Meselâ Loren E. Lomasky’ye göre, bütün cazibesine rağmen özerkliğin liberal gelenekle ilişkisi marjinaldir. Başta John Locke olmak üzere liberal teorinin kurucuları için felsefi odak noktası özerklik değil barıştır. Kant için özerklik ahlâki değerin olmazsa olmaz şartı olmakla beraber, onun gerçekleştirilmesi devletin işi değildir. Kant’ın siyasi çözümü, bireylerin başka herkesin benzer özgürlüğüyle bağdaşacak şekilde azami dış özgürlükten yararlanmalarına imkân veren sivil bir düzendir. Keza, başka konularda klasik liberallerden ayrılan William Galston, eleştirel akılcılığa dayanan “tercih”i öne çıkaran kişisel özerklik anlayışının kamusal olarak teşvikinin ortak (paylaşılan) liberal değerler arasında yer almadığı görüşündedir.
Bunun gibi, “bireysellik”in en coşkulu savunucusu olan J. S. Mill de başkalarına zarar vermedikleri sürece bireylerin kendi işlerini düzenlemekte tam özgürlükten yararlanmaları gerektiğini ısrarla vurgulamıştı. Evet, Mill konformizmden hiç hazzetmiyordu ama yine de bireylerin kendileri için başka bir iradeye veya “batıl itikada” tabi olmayı seçme haklarını savunuyordu. Meselâ, Mormonların çok eşliliğini düşük bir hayat tecrübesi örneği olarak zikrederken, yine de bireylerin bu yolu tutmakta özgür bırakılmaları gerektiğini belirtmişti.
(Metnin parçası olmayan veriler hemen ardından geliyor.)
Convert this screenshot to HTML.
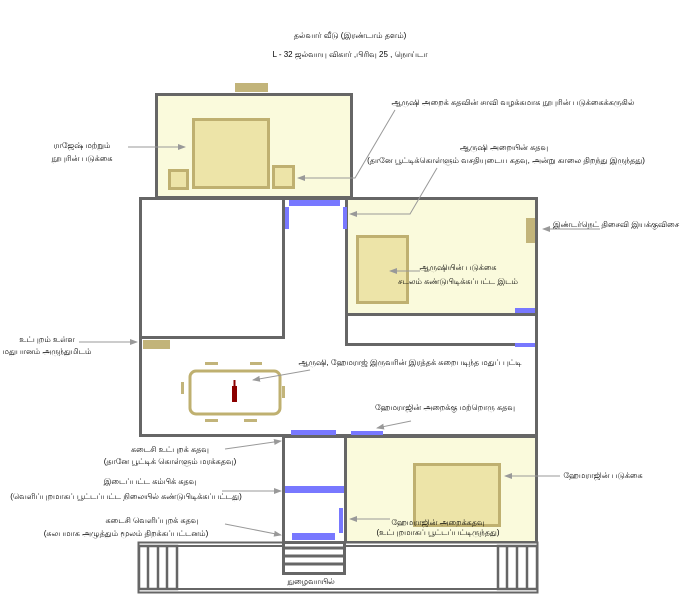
<!DOCTYPE html>
<html><head><meta charset="utf-8"><style>
html,body{margin:0;padding:0;background:#fff;}
svg{display:block;}
text{font-family:"Liberation Sans","Noto Sans CJK SC",sans-serif;font-size:8px;fill:#000;}
</style></head><body>
<svg width="700" height="613" viewBox="0 0 700 613" xmlns="http://www.w3.org/2000/svg">
<defs><marker id="a" markerWidth="8" markerHeight="6" refX="7" refY="3" orient="auto"><path d="M0,0 L8,3 L0,6 z" fill="#999"/></marker></defs>
<text x="350" y="38" text-anchor="middle" font-size="9">தல்வார் வீடு (இரண்டாம் தளம்)</text>
<text x="350" y="57" text-anchor="middle" font-size="9">L - 32 ஜல்வாயு விகார் ,பிரிவு 25 , நொய்டா</text>
<rect x="235" y="83" width="33" height="9" fill="#c2b47a"/>
<rect x="156.5" y="94.5" width="195" height="103" fill="#fafadc" stroke="#666" stroke-width="3"/>
<rect x="193.5" y="119.5" width="75" height="68" fill="#ede4a8" stroke="#bfb070" stroke-width="3"/>
<rect x="169.5" y="170.5" width="18" height="18" fill="#ede4a8" stroke="#bfb070" stroke-width="3"/>
<rect x="273.5" y="166.5" width="20" height="21" fill="#ede4a8" stroke="#bfb070" stroke-width="3"/>
<rect x="140.5" y="198.5" width="396" height="237" fill="#fff" stroke="#666" stroke-width="3"/>
<rect x="140.5" y="198.5" width="143" height="139" fill="#fff" stroke="#666" stroke-width="3"/>
<rect x="346.5" y="198.5" width="190" height="116" fill="#fafadc" stroke="#666" stroke-width="3"/>
<rect x="346.5" y="314.5" width="190" height="30" fill="#fff" stroke="#666" stroke-width="3"/>
<rect x="289" y="200" width="51" height="6" fill="#7878ff"/>
<rect x="285" y="207" width="4" height="22" fill="#7878ff"/>
<rect x="343" y="207" width="4" height="22" fill="#7878ff"/>
<rect x="526" y="218" width="9" height="25" fill="#c2b47a"/>
<rect x="357.5" y="236.5" width="50" height="66" fill="#ede4a8" stroke="#bfb070" stroke-width="3"/>
<rect x="515" y="308" width="20" height="5" fill="#7878ff"/>
<rect x="515" y="343" width="20" height="4" fill="#7878ff"/>
<rect x="143" y="340" width="27" height="9" fill="#c2b47a"/>
<rect x="190" y="371" width="90" height="43" rx="6" fill="none" stroke="#bfb070" stroke-width="3"/>
<g fill="#c2b47a"><rect x="205" y="362" width="13" height="3"/><rect x="250" y="362" width="12" height="3"/><rect x="205" y="419" width="13" height="3"/><rect x="244" y="419" width="13" height="3"/><rect x="181" y="382" width="3" height="12"/><rect x="282" y="386" width="3" height="12"/></g>
<rect x="232" y="386" width="5" height="16" fill="#8b0000"/><rect x="233.5" y="380" width="2" height="7" fill="#8b0000"/>
<rect x="291" y="430" width="45" height="6" fill="#7878ff"/>
<rect x="351" y="431" width="32" height="5" fill="#7878ff"/>
<rect x="345.5" y="436.5" width="191" height="106" fill="#fafadc" stroke="#666" stroke-width="3"/>
<rect x="283.5" y="436.5" width="62" height="106" fill="#fff" stroke="#666" stroke-width="3"/>
<rect x="414.5" y="464.5" width="85" height="61" fill="#ede4a8" stroke="#bfb070" stroke-width="3"/>
<rect x="285" y="486" width="59" height="7" fill="#7878ff"/>
<rect x="339" y="508" width="4" height="25" fill="#7878ff"/>
<rect x="292" y="533" width="43" height="7" fill="#7878ff"/>
<!-- base -->
<rect x="138.5" y="542.5" width="399" height="50" fill="#fff" stroke="#666" stroke-width="2"/>
<line x1="138" y1="546" x2="538" y2="546" stroke="#666" stroke-width="2"/>
<line x1="138" y1="589" x2="538" y2="589" stroke="#666" stroke-width="2"/>
<rect x="283.5" y="542.5" width="61" height="31" fill="#fff" stroke="#666" stroke-width="3"/>
<g stroke="#666" stroke-width="3"><line x1="284" y1="548" x2="345" y2="548"/><line x1="284" y1="556" x2="345" y2="556"/><line x1="284" y1="564" x2="345" y2="564"/></g>
<g fill="none" stroke="#666" stroke-width="2.5"><rect x="139" y="546" width="38" height="43"/><line x1="148" y1="546" x2="148" y2="589"/><line x1="158" y1="546" x2="158" y2="589"/><line x1="167" y1="546" x2="167" y2="589"/>
<rect x="498" y="546" width="39" height="43"/><line x1="507" y1="546" x2="507" y2="589"/><line x1="517" y1="546" x2="517" y2="589"/><line x1="527" y1="546" x2="527" y2="589"/></g>
<g stroke="#999" stroke-width="1" fill="none" marker-end="url(#a)">
<line x1="128" y1="147" x2="185" y2="147"/>
<polyline points="395,110 355,178 298,178"/>
<polyline points="437,168 410,214 350,214"/>
<line x1="600" y1="229" x2="543" y2="229"/>
<line x1="420" y1="271" x2="390" y2="271"/>
<line x1="79" y1="342" x2="137" y2="342"/>
<line x1="310" y1="370" x2="253" y2="380"/>
<line x1="411" y1="421" x2="377" y2="428"/>
<line x1="225" y1="449" x2="281" y2="441"/>
<line x1="222" y1="491" x2="281" y2="491"/>
<line x1="225" y1="524" x2="281" y2="535"/>
<line x1="390" y1="519" x2="350" y2="519"/>
<line x1="560" y1="476" x2="505" y2="476"/>
</g>
<text x="513" y="105" text-anchor="middle">ஆருஷி அறைக் கதவின் சாவி வழக்கமாக நூபுரின் படுக்கைக்கருகில்</text>
<text x="82" y="148" text-anchor="middle">ராஜேஷ் மற்றும்</text>
<text x="82" y="161" text-anchor="middle">நூபுரின் படுக்கை</text>
<text x="504" y="150" text-anchor="middle">ஆருஷி அறையின் கதவு</text>
<text x="506" y="163" text-anchor="middle">(தானே பூட்டிக்கொள்ளும் வசதியுடைய கதவு, அன்று காலை திறந்து இருந்தது)</text>
<text x="616" y="227" text-anchor="middle">இண்டர்நெட் திசைவி இயக்குவிசை</text>
<text x="458" y="270" text-anchor="middle">ஆருஷியின் படுக்கை</text>
<text x="458" y="284" text-anchor="middle">சடலம் கண்டுபிடிக்கப்பட்ட இடம்</text>
<text x="47" y="342" text-anchor="middle">உட்புறம் உள்ள</text>
<text x="47" y="354" text-anchor="middle">மதுபானம் அருந்துமிடம்</text>
<text x="410" y="365" text-anchor="middle">ஆருஷி, ஹேமராஜ் இருவரின் இரத்தக் கறைபடிந்த மதுப் புட்டி</text>
<text x="445" y="410" text-anchor="middle">ஹேமராஜின் அறைக்கு மற்றொரு கதவு</text>
<text x="170" y="452" text-anchor="middle">கடைசி உட்புறக் கதவு</text>
<text x="170" y="464" text-anchor="middle">(தானே பூட்டிக் கொள்ளும் மரக்கதவு)</text>
<text x="150" y="484" text-anchor="middle">இடைப்பட்ட கம்பிக் கதவு</text>
<text x="126" y="499" text-anchor="middle">(வெளிப்புறமாகப் பூட்டப்பட்ட நிலையில் கண்டுபிடிக்கப்பட்டது)</text>
<text x="152" y="523" text-anchor="middle">கடைசி வெளிப்புறக் கதவு</text>
<text x="126" y="536" text-anchor="middle">(சுலபமாக அழுத்தும் மூலம் திறக்கப்பட்டனம்)</text>
<text x="603" y="478" text-anchor="middle">ஹேமராஜின் படுக்கை</text>
<text x="438" y="525" text-anchor="middle">ஹேமராஜின் அறைக்கதவு</text>
<text x="438" y="535" text-anchor="middle">(உட்புறமாகப் பூட்டப்பட்டிருந்தது)</text>
<text x="311" y="584" text-anchor="middle">நுழைவாயில்</text>
</svg>
</body></html>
Sonuç olarak belirtmek gerekir ki, klasik liberallerin, özerkliği merkeze alan bir liberalizm anlayışından özgürlük adına endişe etmeleri gayet yerindedir. Çünkü, özerkliğin devletçe desteklenmesi kişi ve grupların özgürlük alanlarına sınırsız müdahaleye açık kapı bırakır ki bu “hayırhah” niyetlerle de olsa bir tür baskıcılıktır. Söz gelişi, Türkiye’deki “başörtüsü yasağı”nın arkasında da böyle bir anlayış yatmaktadır. Ayrıca, özerklik temelli bir liberalizmden yana olan Joseph Raz’ın, liberal devletin, özerklik adına özerk-olmayan grup veya kültürleri özerk bir kültüre asimile etmeye yönelik politikalar izlemesini meşru görmesi de bu konuda anlamlı bir göstergedir.